AIMÉE HANDED THE taxi driver an extra twenty francs.“Mind waiting?”
He grinned. “Take your time.”
Her back ached as she climbed the red-carpeted stairs of the building, Stella in her arms, and baby bag dangling from her shoulders.
“Quite the modern
maman,
Aimée,” Martine said, opening the door. “Juggling everything in designer wear.”
She looked down at her agnès b. black dress, the closest thing at hand without spit-up, which she’d grabbed to wear to her meeting. “The babysitter’s here?”
Martine nodded. “The location of tonight’s reception has been changed.”
“Due to the bomb scare?”
“Can’t have all those sheikhs and oil execs in danger, can they? I’ll call you later when I know it.” Martine showed her to a luxurious children’s bedroom decorated with Babar-theme murals, bunk beds against the walls, and Legos strewn on the floor. She introduced Aimée to Mathilde: tight jeans, big sweater, and gap-toothed smile.
“What a beauty,” Mathilde said. “May I hold her?”
Aimée removed her finger from the hot, wet little mouth and handed Stella to Mathilde. “I’m sure you’re experienced,” she said, half to reassure herself.
Her last view was of the flopping pink bunny-eared cap.
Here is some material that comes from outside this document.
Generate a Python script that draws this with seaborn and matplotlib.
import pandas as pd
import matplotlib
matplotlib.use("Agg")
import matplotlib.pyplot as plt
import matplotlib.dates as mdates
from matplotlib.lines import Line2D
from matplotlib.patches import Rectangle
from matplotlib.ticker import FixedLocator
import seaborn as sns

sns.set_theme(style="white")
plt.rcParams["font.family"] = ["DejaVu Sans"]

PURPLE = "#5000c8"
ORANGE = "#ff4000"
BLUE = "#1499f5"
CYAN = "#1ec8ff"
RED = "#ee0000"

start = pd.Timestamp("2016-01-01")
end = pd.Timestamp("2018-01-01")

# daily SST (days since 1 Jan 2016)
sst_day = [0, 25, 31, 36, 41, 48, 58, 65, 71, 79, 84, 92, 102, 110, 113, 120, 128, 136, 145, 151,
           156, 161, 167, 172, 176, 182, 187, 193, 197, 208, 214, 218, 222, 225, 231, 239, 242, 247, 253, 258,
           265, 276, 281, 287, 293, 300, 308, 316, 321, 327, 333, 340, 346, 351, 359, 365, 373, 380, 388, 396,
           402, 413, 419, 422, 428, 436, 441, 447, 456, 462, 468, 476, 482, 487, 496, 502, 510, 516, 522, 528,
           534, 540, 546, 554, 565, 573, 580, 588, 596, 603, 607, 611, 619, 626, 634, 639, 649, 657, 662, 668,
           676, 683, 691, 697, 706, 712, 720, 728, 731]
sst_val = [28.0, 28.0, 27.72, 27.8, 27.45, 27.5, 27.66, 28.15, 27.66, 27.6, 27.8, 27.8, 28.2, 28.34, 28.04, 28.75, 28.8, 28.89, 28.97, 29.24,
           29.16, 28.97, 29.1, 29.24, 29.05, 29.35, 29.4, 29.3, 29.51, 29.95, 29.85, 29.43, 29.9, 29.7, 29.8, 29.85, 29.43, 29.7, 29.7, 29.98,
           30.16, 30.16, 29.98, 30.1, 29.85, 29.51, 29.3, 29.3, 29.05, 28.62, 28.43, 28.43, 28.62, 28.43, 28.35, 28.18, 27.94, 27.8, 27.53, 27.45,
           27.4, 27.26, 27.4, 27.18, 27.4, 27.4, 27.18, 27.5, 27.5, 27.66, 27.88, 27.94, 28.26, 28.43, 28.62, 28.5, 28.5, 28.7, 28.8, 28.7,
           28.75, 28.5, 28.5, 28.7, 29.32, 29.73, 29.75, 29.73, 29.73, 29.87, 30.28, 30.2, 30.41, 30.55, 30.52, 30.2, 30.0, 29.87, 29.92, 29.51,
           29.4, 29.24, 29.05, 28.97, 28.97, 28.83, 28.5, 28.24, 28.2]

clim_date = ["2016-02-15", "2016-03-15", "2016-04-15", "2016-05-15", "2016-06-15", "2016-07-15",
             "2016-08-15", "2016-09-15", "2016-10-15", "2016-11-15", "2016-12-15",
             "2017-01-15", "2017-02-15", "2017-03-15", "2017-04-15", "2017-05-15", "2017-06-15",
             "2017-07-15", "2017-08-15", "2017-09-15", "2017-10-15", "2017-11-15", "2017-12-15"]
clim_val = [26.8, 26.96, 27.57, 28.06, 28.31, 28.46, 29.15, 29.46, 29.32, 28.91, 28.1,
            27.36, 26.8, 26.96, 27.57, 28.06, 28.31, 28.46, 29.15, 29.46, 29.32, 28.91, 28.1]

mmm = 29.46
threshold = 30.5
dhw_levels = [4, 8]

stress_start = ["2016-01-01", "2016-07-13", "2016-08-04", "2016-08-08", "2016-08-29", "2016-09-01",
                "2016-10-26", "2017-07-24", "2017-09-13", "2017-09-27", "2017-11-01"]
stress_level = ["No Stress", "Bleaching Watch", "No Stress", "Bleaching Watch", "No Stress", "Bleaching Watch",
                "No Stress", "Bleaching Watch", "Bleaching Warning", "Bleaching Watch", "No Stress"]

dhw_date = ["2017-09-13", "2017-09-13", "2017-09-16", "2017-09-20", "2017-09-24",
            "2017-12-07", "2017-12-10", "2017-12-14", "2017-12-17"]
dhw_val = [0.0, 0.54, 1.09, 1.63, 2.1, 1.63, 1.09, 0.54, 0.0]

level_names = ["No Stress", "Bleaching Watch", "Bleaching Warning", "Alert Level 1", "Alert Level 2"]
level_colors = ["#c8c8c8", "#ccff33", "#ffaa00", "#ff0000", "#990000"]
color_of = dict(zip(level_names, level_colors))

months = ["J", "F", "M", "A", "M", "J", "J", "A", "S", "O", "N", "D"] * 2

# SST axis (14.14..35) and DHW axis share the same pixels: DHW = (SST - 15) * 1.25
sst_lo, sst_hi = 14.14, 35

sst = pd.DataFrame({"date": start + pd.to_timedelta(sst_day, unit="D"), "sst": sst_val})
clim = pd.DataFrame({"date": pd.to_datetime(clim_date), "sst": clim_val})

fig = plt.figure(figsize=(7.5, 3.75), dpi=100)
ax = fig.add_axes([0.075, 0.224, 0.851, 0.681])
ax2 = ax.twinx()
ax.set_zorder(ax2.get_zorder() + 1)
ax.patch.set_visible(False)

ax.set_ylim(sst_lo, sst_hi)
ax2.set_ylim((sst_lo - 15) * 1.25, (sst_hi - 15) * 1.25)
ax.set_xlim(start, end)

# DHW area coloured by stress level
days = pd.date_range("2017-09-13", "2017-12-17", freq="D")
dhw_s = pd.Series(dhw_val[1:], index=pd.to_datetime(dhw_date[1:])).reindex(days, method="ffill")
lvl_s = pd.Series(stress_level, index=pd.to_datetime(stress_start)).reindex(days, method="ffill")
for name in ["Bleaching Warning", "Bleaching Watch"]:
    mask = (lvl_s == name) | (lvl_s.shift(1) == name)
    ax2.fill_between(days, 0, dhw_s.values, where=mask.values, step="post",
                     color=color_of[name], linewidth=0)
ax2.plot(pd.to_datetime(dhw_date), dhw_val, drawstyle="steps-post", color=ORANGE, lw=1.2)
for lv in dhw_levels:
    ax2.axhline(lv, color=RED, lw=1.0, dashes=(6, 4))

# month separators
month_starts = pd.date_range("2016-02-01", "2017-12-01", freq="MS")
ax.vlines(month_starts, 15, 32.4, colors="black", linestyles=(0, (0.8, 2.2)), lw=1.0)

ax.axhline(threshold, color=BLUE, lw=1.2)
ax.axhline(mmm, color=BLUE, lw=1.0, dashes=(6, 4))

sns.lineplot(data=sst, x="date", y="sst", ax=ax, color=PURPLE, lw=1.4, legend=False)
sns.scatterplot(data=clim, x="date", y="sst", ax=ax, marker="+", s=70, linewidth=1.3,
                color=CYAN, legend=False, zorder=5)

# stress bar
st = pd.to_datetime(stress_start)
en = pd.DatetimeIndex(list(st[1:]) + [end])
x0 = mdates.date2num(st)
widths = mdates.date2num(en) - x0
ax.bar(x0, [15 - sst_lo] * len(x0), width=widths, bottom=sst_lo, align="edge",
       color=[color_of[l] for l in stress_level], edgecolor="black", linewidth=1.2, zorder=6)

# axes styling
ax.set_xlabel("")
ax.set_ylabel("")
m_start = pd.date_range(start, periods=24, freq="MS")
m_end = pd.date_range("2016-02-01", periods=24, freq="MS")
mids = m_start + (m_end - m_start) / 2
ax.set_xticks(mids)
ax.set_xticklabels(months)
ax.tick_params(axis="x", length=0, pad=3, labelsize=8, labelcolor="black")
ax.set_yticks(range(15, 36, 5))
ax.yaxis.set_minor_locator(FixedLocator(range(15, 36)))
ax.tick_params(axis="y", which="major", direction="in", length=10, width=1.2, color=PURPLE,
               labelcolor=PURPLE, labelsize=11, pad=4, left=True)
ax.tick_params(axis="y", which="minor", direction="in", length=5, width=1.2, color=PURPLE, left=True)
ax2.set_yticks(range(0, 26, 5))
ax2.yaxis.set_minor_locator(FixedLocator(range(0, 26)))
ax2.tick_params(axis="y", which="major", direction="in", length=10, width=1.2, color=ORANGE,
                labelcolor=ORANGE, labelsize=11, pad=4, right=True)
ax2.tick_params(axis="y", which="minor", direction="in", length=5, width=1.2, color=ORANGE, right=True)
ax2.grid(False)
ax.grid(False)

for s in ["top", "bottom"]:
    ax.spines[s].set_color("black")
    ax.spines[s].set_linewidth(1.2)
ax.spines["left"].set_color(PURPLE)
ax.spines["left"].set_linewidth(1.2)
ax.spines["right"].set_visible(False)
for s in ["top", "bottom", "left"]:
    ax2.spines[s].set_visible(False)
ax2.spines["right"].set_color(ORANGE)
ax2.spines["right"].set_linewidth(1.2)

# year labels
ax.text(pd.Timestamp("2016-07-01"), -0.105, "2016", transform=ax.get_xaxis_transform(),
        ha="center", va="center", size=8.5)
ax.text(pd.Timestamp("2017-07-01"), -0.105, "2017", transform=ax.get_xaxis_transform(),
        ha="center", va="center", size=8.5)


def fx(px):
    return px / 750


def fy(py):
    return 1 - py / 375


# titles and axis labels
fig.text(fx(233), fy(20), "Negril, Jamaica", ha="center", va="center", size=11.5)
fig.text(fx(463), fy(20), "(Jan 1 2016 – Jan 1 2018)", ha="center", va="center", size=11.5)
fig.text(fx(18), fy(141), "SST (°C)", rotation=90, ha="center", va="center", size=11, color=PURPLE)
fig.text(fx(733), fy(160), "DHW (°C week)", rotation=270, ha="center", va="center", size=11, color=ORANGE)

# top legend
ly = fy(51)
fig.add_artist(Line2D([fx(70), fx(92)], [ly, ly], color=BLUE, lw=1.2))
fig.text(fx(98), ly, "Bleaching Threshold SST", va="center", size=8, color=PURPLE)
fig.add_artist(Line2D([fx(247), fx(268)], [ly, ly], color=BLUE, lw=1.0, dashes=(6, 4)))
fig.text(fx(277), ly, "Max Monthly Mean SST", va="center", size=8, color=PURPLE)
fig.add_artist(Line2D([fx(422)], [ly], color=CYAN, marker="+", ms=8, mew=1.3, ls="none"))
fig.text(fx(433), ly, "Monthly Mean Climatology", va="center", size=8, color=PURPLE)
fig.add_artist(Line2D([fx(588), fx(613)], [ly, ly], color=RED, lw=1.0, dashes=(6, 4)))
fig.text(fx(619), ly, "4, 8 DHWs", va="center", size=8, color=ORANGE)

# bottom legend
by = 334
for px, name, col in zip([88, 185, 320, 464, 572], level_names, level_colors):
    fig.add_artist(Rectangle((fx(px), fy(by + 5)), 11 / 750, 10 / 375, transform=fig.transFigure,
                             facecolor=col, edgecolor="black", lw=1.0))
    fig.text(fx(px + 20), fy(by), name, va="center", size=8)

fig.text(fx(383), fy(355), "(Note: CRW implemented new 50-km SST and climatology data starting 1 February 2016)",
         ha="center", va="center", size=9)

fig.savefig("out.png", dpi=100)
All the way down the stairs, she could still feel Stella’s warmth in her arms.
“MONSIEUR VAVIN LEFT THIS FOR YOU,” said the smiling receptionist on the ground floor of the Regnault offices.
“I don’t understand. Isn’t he here?” Aimée asked.
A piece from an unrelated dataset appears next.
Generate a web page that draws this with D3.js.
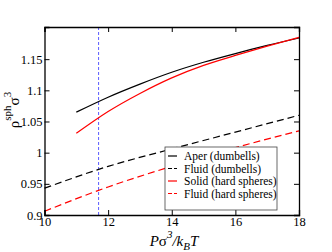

The receptionist shrugged. “I’m sure whatever you need to know is all there. He’s been called to a meeting.”
Called to some meeting and she’d gone through hoops rushing here!
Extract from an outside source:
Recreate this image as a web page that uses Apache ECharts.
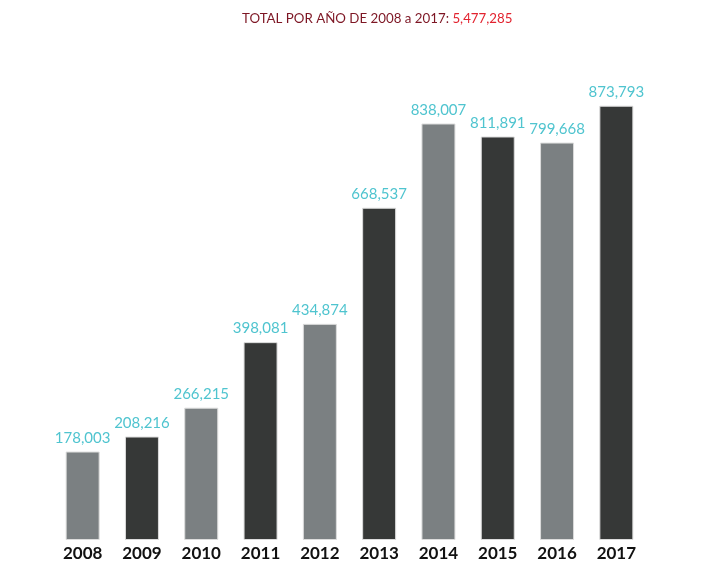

She walked to the tall glass window. She could see a few demonstrators standing outside with banners saying, STOP OIL POLLUTION . . . NO AGREEMENT!
Inside the envelope was a piece of crisp white paper with 41 Quai d’Anjou written on it in Vavin’s script.
Her hand trembled. The address was only a block and a half from her building. Why hadn’t he told her to meet him there?
“
Pardonnez-moi,
when did Monsieur Vavin leave?”
“I didn’t see him go out.”
“Merci.”
She walked past the bomb-removal squad truck parked on the pavement near l’Institut du Monde Arabe. Several Kevlar-suited men stood around, eyes narrowed at passersby.
“False alarm, eh?” she asked one of the women filing back into the building.
“Can’t be too careful,” the woman said.
“True. What happened?”
“A librarian found a backpack left in the library,” she said.
The
flics
were jumpy. It made them trigger-happy and dangerous.
FORTY-ONE QUAI D’ANJOU was the address of an upscale antique shop. A buzzer went off as she entered it. Her grandfather had haunted the Drouot auction galleries, scouring the sales for bargains. Her cluttered apartment was testimony to his hobby. She lived surrounded by antiques, his “finds.”
She noticed a hefty price tag on a Sèvres porcelain figurine. Not her type of bargain at all. The shop contained château-sized armoires, stone statues, marble busts on faux fireplace mantels, and delicate Louis XIV desks. But it held no clients.
“Bonjour,”
said a middle-aged man with a receding hairline. A smell of espresso clung to him. His eyes flickered as he sized her up, estimating the cost of her dress. Not couture but a good label. No way he’d know it came from the rack at her favorite secondhand stall in the Porte de Vanves flea market.